I can only tell my own story, and hope that some identify in some small way. I'm sure there will be many commonalities between my experience and other players from my generation. Mine was perhaps the first generation to have videogames a part of their childhood, the Atari2600 when I very young, then intelivision, Commodore64 and Coleco. My generation was before the 8bit wars, in fact we kind of smirked at the 8bit consoles. They were just repeating what Coleco and C64 had already done, nothing really special. There was the Amiga series that great fun in the early 90's too, but I bought it for the video toaster. I took the high road and side stepped the 8bit wars entirely.

But in the mid 1990's there were two titles that caught my eye, GTA and Syphon Filter. All of a sudden, there was a reason to own a console again, so I promptly went out and picked up a Playstation. I was then in my mid-twenties. All of my buddies had one as well, and we had hangout sessions at each others houses, mini competitions. With the loser handing off the controller to the next guy, winning meant you got to play longer.

This was when players began to emerge. You see, in arcade standup's, the quarter wars were heating up. Fighting games and other competitive titles were going strong. In NYC at least, and I'm sure in other major cities, kids were wagering quarters on matches. When the ps2 hit shelves playing was already taking a very competitive direction. Being very good was in many ways a double edge. Every clique had maybe 10 players, and there was always 1 or 2 people who stood out. Being one of the alphas, I could tell you I noticed people getting bored of losing to the same person over and over again. I often found myself finding an excuse to hand off the controller early, even though I could've gone all night, if I hadn't people would've started to make excuses to go home. The oldschool version of a ragequit.

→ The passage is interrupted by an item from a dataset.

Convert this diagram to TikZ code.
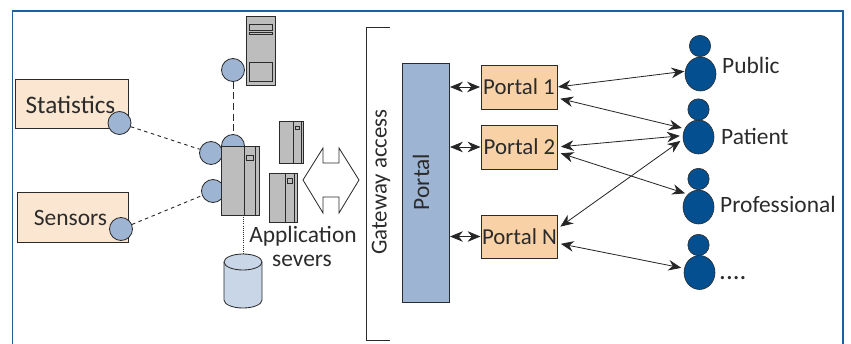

But there was resentment on both sides. Newbs hated losing to players, and players hated being resented for being good. There were sometimes tourney's at arcades but I wasn't into Fighter games, too much cheese in my opinion, and the quarter wars were mostly Street Fighter type stuff. Something had to give, and indeed it finally did, in the form of the internet. I had played alittle CS online, quake and doom never did it for me, you have to understand I had BMX and Graffiti growing up in NYC. Big city, women, cars, that was better than vids for me. But once the games could actually emulate dangerous living in somewhat good graphics, there was suddenly a reason to go online.

There had been a battle between consoles for interent community from 2003-05, I would say the PC won, because yes the breakbox had stronger cpu but their games were crap, and Sony had better games but crap outdated cpu, the PC had good selection of titles and great cpu, PC hardware was/is a scam though. But it gave me a chance to finally flex. I didn't have to be nice to newbs anymore, they weren't my childhood friends, I didn't have to LET them get a few kills to keep them happy. I could actually put my game face on a tear it up and wow you're leaving the server? You hate me because I'm good? Cool, someone else is looking for a match and you'll be replaced with a new victime in mere minutes. See ya!

But this killed the local LAN multiplayer experience, with beasts now kicking it up a notch, and unwilling to turn down the skill level, newbs huddled together for safety. I actually felt like the big bad wolf going from house to house. I wish there would've been more LAN tourneys for consoles back then, but honestly, looking back, I don't know how many more I would've gone to with the internet having such a hold on my playtime.

Something weird is afoot though. There should've been a progression on the competitive side of playing for this recent gen of consoles, but we haven't seen it. The titles that pass as tourney worthy kind of suck. It's almost as if there's a directive to avoid making a purely competition grade title. Developers could split their efforts, make a few kidsy titles for the lames, and one hardcore title to build the sport. But developers seem to shy away from making anything too skill oriented, they seem obsessed with balancing things out so that lames don't get destroyed because they suck. I mean, those who suck don't have to stay lame, they could apply themselves and improve, but it's simply not in their nature to do so. But developers don't want to go without their money.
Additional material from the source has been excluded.